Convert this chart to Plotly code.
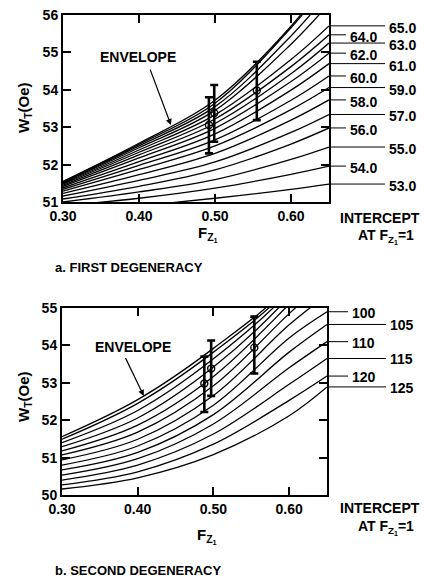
import plotly.graph_objects as go

W_PX, H_PX = 424, 579

# Abscissa sample points (F_Z1) at which the curves were read
F_PTS = [0.30, 0.40, 0.50, 0.60, 0.65]

# ---- a. First degeneracy : W_T (Oe) at F_PTS, labelled by intercept at F_Z1 = 1
A_53 = [50.75, 50.90, 51.10, 51.34, 51.48]
A_54 = [50.90, 51.10, 51.37, 51.74, 51.96]
A_55 = [51.00, 51.27, 51.60, 52.14, 52.47]
A_56 = [51.08, 51.42, 51.86, 52.55, 52.98]
A_57 = [51.16, 51.58, 52.07, 52.86, 53.34]
A_58 = [51.23, 51.73, 52.30, 53.19, 53.73]
A_59 = [51.29, 51.87, 52.50, 53.47, 54.06]
A_60 = [51.34, 51.98, 52.66, 53.72, 54.37]
A_61 = [51.38, 52.08, 52.82, 53.99, 54.70]
A_62 = [51.42, 52.18, 52.97, 54.22, 54.98]
A_63 = [51.45, 52.26, 53.10, 54.43, 55.25]
A_64 = [51.48, 52.33, 53.22, 54.62, 55.47]
A_65 = [51.50, 52.39, 53.33, 54.81, 55.71]
A_X1 = [51.52, 52.45, 53.45, 55.22, 56.30]
A_X2 = [51.53, 52.50, 53.55, 55.44, 56.60]
A_X3 = [51.54, 52.54, 53.64, 55.66, 56.90]
A_ENV = [51.55, 52.57, 53.72, 55.70, 57.00]
A_LABELS = ["65.0", "64.0", "63.0", "62.0", "61.0", "60.0", "59.0",
            "58.0", "57.0", "56.0", "55.0", "54.0", "53.0"]

# ---- b. Second degeneracy
B_125 = [50.16, 50.46, 51.08, 52.12, 52.89]
B_120 = [50.27, 50.62, 51.36, 52.53, 53.18]
B_115 = [50.40, 50.80, 51.63, 52.96, 53.65]
B_110 = [50.53, 50.97, 51.90, 53.40, 54.10]
B_105 = [50.67, 51.14, 52.15, 53.82, 54.56]
B_100 = [50.80, 51.31, 52.40, 54.20, 54.90]
B_X1 = [50.94, 51.49, 52.66, 54.55, 55.35]
B_X2 = [51.07, 51.68, 52.92, 54.85, 55.75]
B_X3 = [51.18, 51.87, 53.17, 55.10, 56.15]
B_X4 = [51.29, 52.06, 53.42, 55.30, 56.55]
B_X5 = [51.40, 52.26, 53.64, 55.45, 56.95]
B_X6 = [51.49, 52.45, 53.82, 55.55, 57.20]
B_ENV = [51.56, 52.55, 53.92, 55.62, 57.30]
B_LABELS = ["100", "105", "110", "115", "120", "125"]

# ---- measured points with error bars
A_PT_F = [0.492, 0.499, 0.555]
A_PT_W = [53.06, 53.38, 53.98]
A_PT_UP = [0.74, 0.75, 0.77]
A_PT_DN = [0.76, 0.77, 0.79]
B_PT_F = [0.488, 0.497, 0.554]
B_PT_W = [52.98, 53.38, 53.94]
B_PT_UP = [0.72, 0.75, 0.83]
B_PT_DN = [0.76, 0.73, 0.69]

X_TICKS = [0.30, 0.40, 0.50, 0.60]
X_TICKTEXT = ["0.30", "0.40", "0.50", "0.60"]
A_Y_TICKS = [51, 52, 53, 54, 55, 56]
B_Y_TICKS = [50, 51, 52, 53, 54, 55]

A_CURVES = [A_53, A_54, A_55, A_56, A_57, A_58, A_59, A_60, A_61, A_62,
            A_63, A_64, A_65, A_X1, A_X2, A_X3, A_ENV]
A_LABELLED = [A_65, A_64, A_63, A_62, A_61, A_60, A_59, A_58, A_57, A_56,
              A_55, A_54, A_53]
B_CURVES = [B_125, B_120, B_115, B_110, B_105, B_100, B_X1, B_X2, B_X3,
            B_X4, B_X5, B_X6, B_ENV]
B_LABELLED = [B_100, B_105, B_110, B_115, B_120, B_125]

FONT = "Liberation Sans"


def pxx(p):
    return p / W_PX


def pxy(p):
    return 1 - p / H_PX


fig = go.Figure()


def add_curves(curves, xa, ya):
    for c in curves:
        fig.add_trace(go.Scatter(
            x=F_PTS, y=c, mode="lines", xaxis=xa, yaxis=ya,
            line=dict(color="black", width=1.3, shape="spline", smoothing=1.0),
            showlegend=False, hoverinfo="skip"))


def add_points(f, w, up, dn, xa, ya):
    fig.add_trace(go.Scatter(
        x=f, y=w, mode="markers", xaxis=xa, yaxis=ya,
        marker=dict(symbol="circle-open-dot", size=7, color="black",
                    line=dict(width=1.4, color="black")),
        error_y=dict(type="data", array=up, arrayminus=dn, symmetric=False,
                     color="black", thickness=2.6, width=4),
        showlegend=False, hoverinfo="skip"))


add_curves(A_CURVES, "x", "y")
add_curves(B_CURVES, "x2", "y2")
add_points(A_PT_F, A_PT_W, A_PT_UP, A_PT_DN, "x", "y")
add_points(B_PT_F, B_PT_W, B_PT_UP, B_PT_DN, "x2", "y2")

axis_common = dict(
    showgrid=False, zeroline=False, showline=True, linecolor="black",
    linewidth=2, mirror="allticks", ticks="inside", ticklen=8, tickwidth=2,
    tickcolor="black", automargin=False,
    tickfont=dict(family=FONT, size=14, color="black", weight="bold"))

fig.update_layout(
    template="none",
    width=W_PX, height=H_PX, margin=dict(l=0, r=0, t=0, b=0, pad=0),
    paper_bgcolor="white", plot_bgcolor="white", showlegend=False,
    xaxis=dict(domain=[pxx(63), pxx(329)], range=[0.30, 0.65],
               tickvals=X_TICKS, ticktext=X_TICKTEXT, anchor="y",
               **axis_common),
    yaxis=dict(domain=[pxy(202), pxy(15)], range=[51, 56],
               tickvals=A_Y_TICKS, anchor="x", **axis_common),
    xaxis2=dict(domain=[pxx(62), pxx(327)], range=[0.30, 0.65],
                tickvals=X_TICKS, ticktext=X_TICKTEXT, anchor="y2",
                **axis_common),
    yaxis2=dict(domain=[pxy(495), pxy(308)], range=[50, 55],
                tickvals=B_Y_TICKS, anchor="x2", **axis_common),
)

shapes = []
annots = []
tfont = dict(family=FONT, size=14, color="black", weight="bold")


def note(**kw):
    base = dict(showarrow=False, xanchor="center", yanchor="middle",
                font=tfont)
    base.update(kw)
    annots.append(base)


# leader lines + intercept labels, first degeneracy
for i, (curve, lab) in enumerate(zip(A_LABELLED, A_LABELS)):
    yv = curve[-1]
    if i % 2 == 0:
        x1, xt = 385, 387
    else:
        x1, xt = 346, 348
    shapes.append(dict(type="line", xref="paper", yref="y", x0=pxx(331),
                       x1=pxx(x1), y0=yv, y1=yv,
                       line=dict(color="black", width=1)))
    note(xref="paper", yref="y", x=pxx(xt), y=yv, text=lab,
         xanchor="left", yshift=-2)

# leader lines + labels, second degeneracy
for i, (curve, lab) in enumerate(zip(B_LABELLED, B_LABELS)):
    yv = curve[-1]
    if i % 2 == 0:
        x1, xt = 348, 350
    else:
        x1, xt = 386, 388
    shapes.append(dict(type="line", xref="paper", yref="y2", x0=pxx(329),
                       x1=pxx(x1), y0=yv, y1=yv,
                       line=dict(color="black", width=1)))
    note(xref="paper", yref="y2", x=pxx(xt), y=yv, text=lab,
         xanchor="left", yshift=-1)

# envelope labels and arrows
note(xref="x", yref="y", x=0.399, y=54.88, text="ENVELOPE")
annots.append(dict(xref="x", yref="y", x=0.442, y=53.06, ax=0.414, ay=54.58,
                   axref="x", ayref="y", text="", showarrow=True,
                   arrowhead=2, arrowsize=1, arrowwidth=1.2,
                   arrowcolor="black"))
note(xref="x2", yref="y2", x=0.394, y=53.96, text="ENVELOPE")
annots.append(dict(xref="x2", yref="y2", x=0.408, y=52.65, ax=0.383, ay=53.7,
                   axref="x2", ayref="y2", text="", showarrow=True,
                   arrowhead=2, arrowsize=1, arrowwidth=1.2,
                   arrowcolor="black"))

big = dict(family=FONT, size=15, color="black", weight="bold")
# axis titles and captions
for ty in (108, 397):
    note(xref="paper", yref="paper", x=pxx(24), y=pxy(ty),
         text="W<sub>T</sub>(Oe)", textangle=-90, font=big)
for tx, ty in ((208, 234), (207, 536)):
    note(xref="paper", yref="paper", x=pxx(tx), y=pxy(ty),
         text="F<sub>Z<sub>1</sub></sub>", font=big)
for ty in (218, 508):
    note(xref="paper", yref="paper", x=pxx(380), y=pxy(ty), text="INTERCEPT")
for ty in (236, 527):
    note(xref="paper", yref="paper", x=pxx(386), y=pxy(ty),
         text="AT F<sub>Z<sub>1</sub></sub>=1")
cap = dict(family=FONT, size=13, color="black", weight="bold")
note(xref="paper", yref="paper", x=pxx(53), y=pxy(267),
     text="a. FIRST DEGENERACY", xanchor="left", font=cap)
note(xref="paper", yref="paper", x=pxx(53), y=pxy(570),
     text="b. SECOND DEGENERACY", xanchor="left", font=cap)

fig.update_layout(shapes=shapes, annotations=annots)
fig.write_html(
    "out.html",
    config={"displayModeBar": False, "staticPlot": True},
    post_script="document.body.style.margin='0';"
                "document.body.style.overflow='hidden';")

Objective:
Extract the lines exactly, please: the first line of the listing, the line with "F_PTS = [0.30, 0.40, 0.50, 0.60, 0.65]", and every line between them, but no pictures.

Expected output:
Convert this chart to Plotly code.
import plotly.graph_objects as go

W_PX, H_PX = 424, 579

# Abscissa sample points (F_Z1) at which the curves were read
F_PTS = [0.30, 0.40, 0.50, 0.60, 0.65]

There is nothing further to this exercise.